Diary of a Billsticker – Baltimore, USA

This poster run happened on Waitangi Day weekend. The Phantom crew did the run on the Sunday morning in temperatures of 18 degrees Fahrenheit (32 is freezing). We carried posters by Jay Clarkson, Sandra Bell, Michele Leggott, Janet Frame and others. I always try to have a Janet Frame poetry poster nearby.

We attracted lots of good attention and made some strong contacts within the Baltimore poetry scene. Nothing seems to break the ice like putting up poetry posters. People always seem to relate to a poem. Discussion always opens up.

Baltimore, Maryland is a very creative city. It seems to be just bursting at the seams with artistic activity. To my mind, this is because the city is very nicely worn in and not completely taken over by shopping malls and franchise store operations. The city has a very bohemian feel (this feeling seems to have always been good for poetry) and this encourages people, young and old, to ‘have a go.’ It’s like the texture of the city gives people permission to move in creative ways. Shop rentals are probably quite reasonable in Baltimore and there is a great independent bookstore called Atomic Books.
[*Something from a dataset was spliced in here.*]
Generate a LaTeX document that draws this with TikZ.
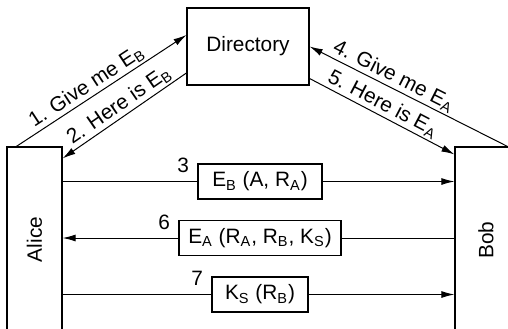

Atomic Books has a wide selection of fanzines that are put out by enthusiastic people from throughout the USA. They break the format of the publishing houses in exciting ways.

But everyone seems to know Baltimore these days because of the TV show “The Wire.” This show has captured attention spans throughout the world as being a true story of what can go wrong within cities. We have the same kind of thing happening within New Zealand cities. It is a cruel and vicious set-up full of hurt, hypocrisy and dismay. Alan Duff writes about it so well.

In time out of mind, H.L. Mencken lived and worked in ‘Charm City’ and worked for The Baltimore Sun. Here was another who saw what was going on in society and chose to write about it rather than turning away. The notion of “Not Turning Away” is a Buddhist concept.

But what I saw in Charm City that really knocked me out was a Presidential motorcade. Barack Obama was in the city on the Friday, talking to local business owners. Local business owners (not the banks) are the engine room of the economy, we all know this.

For Mr Obama’s splendid motorcade they had closed off one side of the I-95 which is the interstate into Baltimore. We were travelling the other way. The first thing we knew, here comes twenty motorcycle cops riding two abreast. A hundred yards back there are the first of twenty black Chevrolet Suburban vans carrying aides and secret service men, no doubt. It is all a very regal and disciplined scenario. Next comes five or ten black limousines, these are probably Cadillacs or Lincolns with extra sheets of steel built into their body shells. They are each flying the Stars and Stripes from the front guards. After that, we have more Chevy Suburbans and a fire truck and an ambulance. At the end are more motorcycle cops and there are a couple of helicopters (‘Marine One’ – the Presidential chopper) in the air.

It all reminded me of seeing Queen Elizabeth II in Stuart Street, Dunedin many years ago.

The last thing I wish to say about Baltimore is that the city features in a song by Bob Dylan. That’s enough of a recommendation to a place for me. In the song “Trying to Get to Heaven” he states that “Miss Mary-Jane has a place in Baltimore.”

When I first heard that song, I knew I had to go and I’m extremely glad I did.